I saw Dot’s Funk Odyssey play at New College Ball in my first year and was determined to audition. Every gig with the band is awesome, but the one evening that sticks out for me is playing at Trinity and Worcester balls on the same night, and supporting Aluna George, Clean Bandit, and Stornoway.

Why would I recommend joining the band? It’s a great group of people, great music, and it provides the opportunity to experience all the best events in Oxford, including many of the Commemoration Balls.

Henry, New, Modern Languages, student from 2012
Lucy McCann

For my first two years at Oxford I’ve been a member of the Oxford Alternotives, Oxford’s premier mixed, contemporary a cappella group. I got involved in the group because I love singing but chapel choirs aren’t really my thing. I saw them at the Freshers’ Fair, had a chat and then auditioned for them in 1st week. Being a part of the group has been one of the best things I’ve done in my time at university. In my first year we toured the USA, staying with top collegiate a cappella groups on the east coast, and for the last two years I’ve done two hugely successful runs with them at the Edinburgh fringe! Other than this, through the group I’ve made some of my closest friends – people from different colleges and years I never would have met otherwise.

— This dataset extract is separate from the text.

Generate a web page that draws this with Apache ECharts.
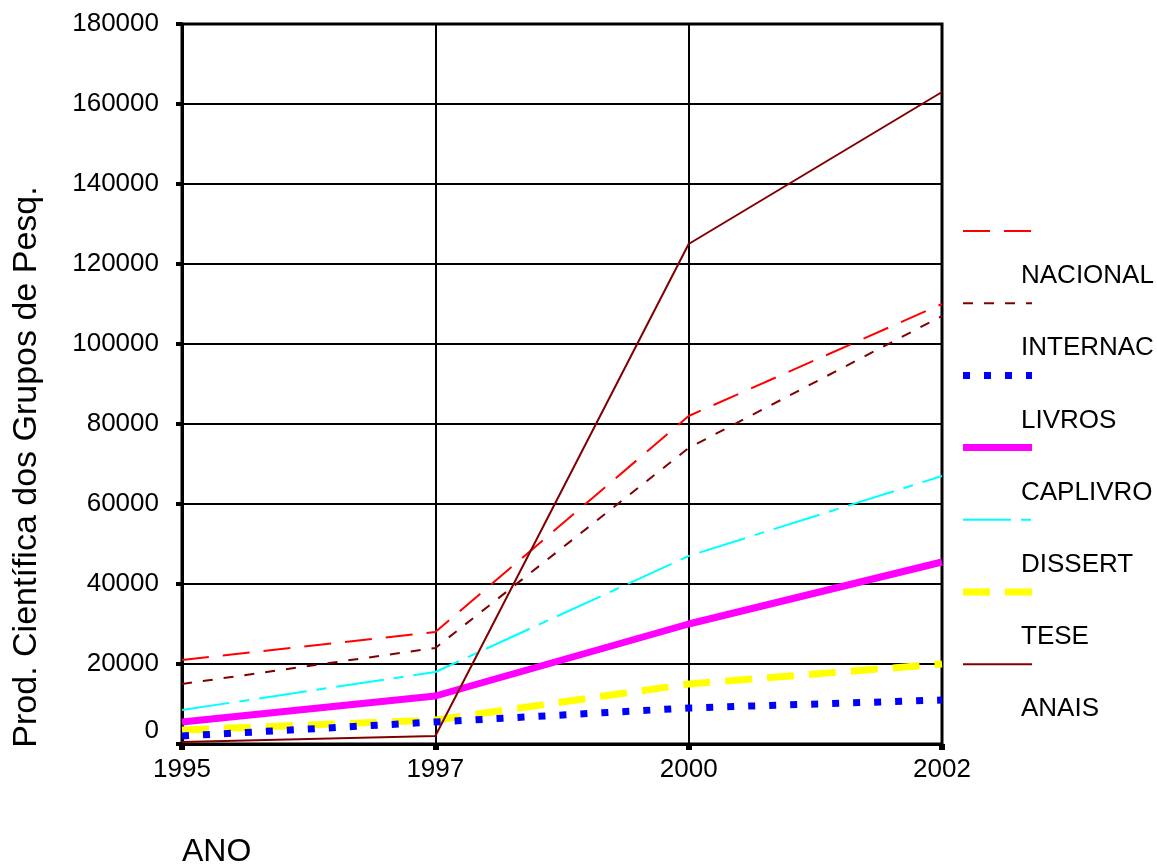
<!DOCTYPE html>
<html>
<head>
<meta charset="utf-8">
<script src="https://cdn.jsdelivr.net/npm/echarts@6/dist/echarts.min.js"></script>
<style>
  html, body { margin: 0; padding: 0; background: #ffffff; }
  #chart { width: 1157px; height: 868px; }
</style>
</head>
<body>
<div id="chart"></div>
<script>
// Production of the research groups, per year
var years = ['1995', '1997', '2000', '2002'];
var yTicks = [0, 20000, 40000, 60000, 80000, 100000, 120000, 140000, 160000, 180000];

var nacional = [21000, 28000, 82000, 110000];
var internac = [15000, 24000, 74000, 107000];
var livros   = [2000, 5500, 9000, 11000];
var caplivro = [5500, 12000, 30000, 45500];
var dissert  = [8500, 18000, 47000, 67000];
var tese     = [3500, 6000, 15000, 20000];
var anais    = [500, 2000, 125000, 163000];

var seriesNames = ['NACIONAL', 'INTERNAC', 'LIVROS', 'CAPLIVRO', 'DISSERT', 'TESE', 'ANAIS'];
var seriesData  = [nacional, internac, livros, caplivro, dissert, tese, anais];

// line look for each series
var styles = [
  { color: '#ff0000', width: 2, dash: [27, 14], z: 3 },
  { color: '#800000', width: 2, dash: [10, 11], z: 3 },
  { color: '#0000ff', width: 7, dash: [7, 14],  z: 6 },
  { color: '#ff00ff', width: 7, dash: 'solid',  z: 4 },
  { color: '#00ffff', width: 2, dash: [48, 10, 10, 10], z: 3 },
  { color: '#ffff00', width: 7, dash: [27, 15], z: 5 },
  { color: '#800000', width: 2, dash: 'solid',  z: 7 }
];

var font = 'Liberation Sans, Arial, sans-serif';

var series = seriesNames.map(function (name, i) {
  var s = styles[i];
  return {
    name: name,
    type: 'line',
    data: seriesData[i],
    symbol: 'none',
    z: s.z,
    lineStyle: { color: s.color, width: s.width, type: s.dash, cap: 'butt' },
    itemStyle: { color: s.color }
  };
});

// legend on the right: line sample, with the name below it
var legendGraphics = [];
var legendTop = 231, legendStep = 72.2;
seriesNames.forEach(function (name, i) {
  var s = styles[i];
  var y = legendTop + i * legendStep;
  legendGraphics.push({
    type: 'line',
    shape: { x1: 963, y1: y, x2: 1032, y2: y },
    style: { stroke: s.color, lineWidth: s.width, lineDash: s.dash === 'solid' ? null : s.dash, lineCap: 'butt' },
    z: 10
  });
  legendGraphics.push({
    type: 'text',
    x: 1021,
    y: y + 45,
    style: { text: name, font: '26px ' + font, fill: '#000', textVerticalAlign: 'middle', textAlign: 'left' },
    z: 10
  });
});

var chart = echarts.init(document.getElementById('chart'), null, { renderer: 'canvas' });

chart.setOption({
  backgroundColor: '#ffffff',
  animation: false,
  grid: {
    left: 182, right: 215, top: 24, bottom: 122,
    show: true, borderColor: '#000', borderWidth: 3, backgroundColor: 'transparent'
  },
  xAxis: {
    type: 'category',
    data: years,
    boundaryGap: false,
    name: 'ANO',
    nameLocation: 'start',
    nameGap: 0,
    nameTextStyle: {
      fontFamily: font, fontSize: 32, color: '#000',
      align: 'left', verticalAlign: 'top', padding: [92, 0, 0, 0]
    },
    axisLine: { show: true, lineStyle: { color: '#000', width: 3 } },
    axisTick: { show: true, length: 6, inside: false, lineStyle: { color: '#000', width: 6 } },
    axisLabel: { fontFamily: font, fontSize: 26, color: '#000', margin: 13 },
    splitLine: { show: true, lineStyle: { color: '#000', width: 2 } }
  },
  yAxis: {
    type: 'value',
    min: 0, max: 180000, interval: 20000,
    name: 'Prod. Científica dos Grupos de Pesq.',
    nameLocation: 'middle',
    nameRotate: 90,
    nameGap: 138,
    nameTextStyle: {
      fontFamily: font, fontSize: 34, color: '#000',
      padding: [0, 166, 0, 0]
    },
    axisLine: { show: true, lineStyle: { color: '#000', width: 3 } },
    axisTick: { show: true, length: 6, lineStyle: { color: '#000', width: 4 } },
    axisLabel: {
      fontFamily: font, fontSize: 26, color: '#000', margin: 23,
      formatter: function (v) {
        return v === 0 ? '{z|0}' : String(yTicks[Math.round(v / 20000)]);
      },
      rich: { z: { fontFamily: font, fontSize: 26, color: '#000', padding: [0, 0, 26, 0] } }
    },
    splitLine: { show: true, lineStyle: { color: '#000', width: 2 } }
  },
  series: series,
  graphic: legendGraphics
});
</script>
</body>
</html>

Lucy, Exeter, History, student from 2013
Olivia Williams

OUJO is Oxford’s official Big Band, comprised of 20 instrumentalists from across the university. We play a huge number of gigs throughout the year, from packing out the Jericho Tavern to more serious sit-down events such as the Varsity Jazz-off against our Cambridge rivals CUJO and the pick of the summer balls!

I came across the OUJO stand at Freshers’ Fair last year. After my initial audition I was asked to learn two songs and come and try them out with the rest of the band at a callback and then I was in.

My best OUJO experiences would include selling out the Sheldonian hosting its first ever Big Band performance with Tina May and Nigel Hitchcock as guests, a charity ball at Blenheim Palace, OUJO pub golf in full golfing attire and a 4am set we did for the survivors of Brasenose ball.

OUJO is a brilliant opportunity to play with Oxford’s finest jazz musicians, do some amazing gigs and be part of a group that also likes to have a good time on its days off.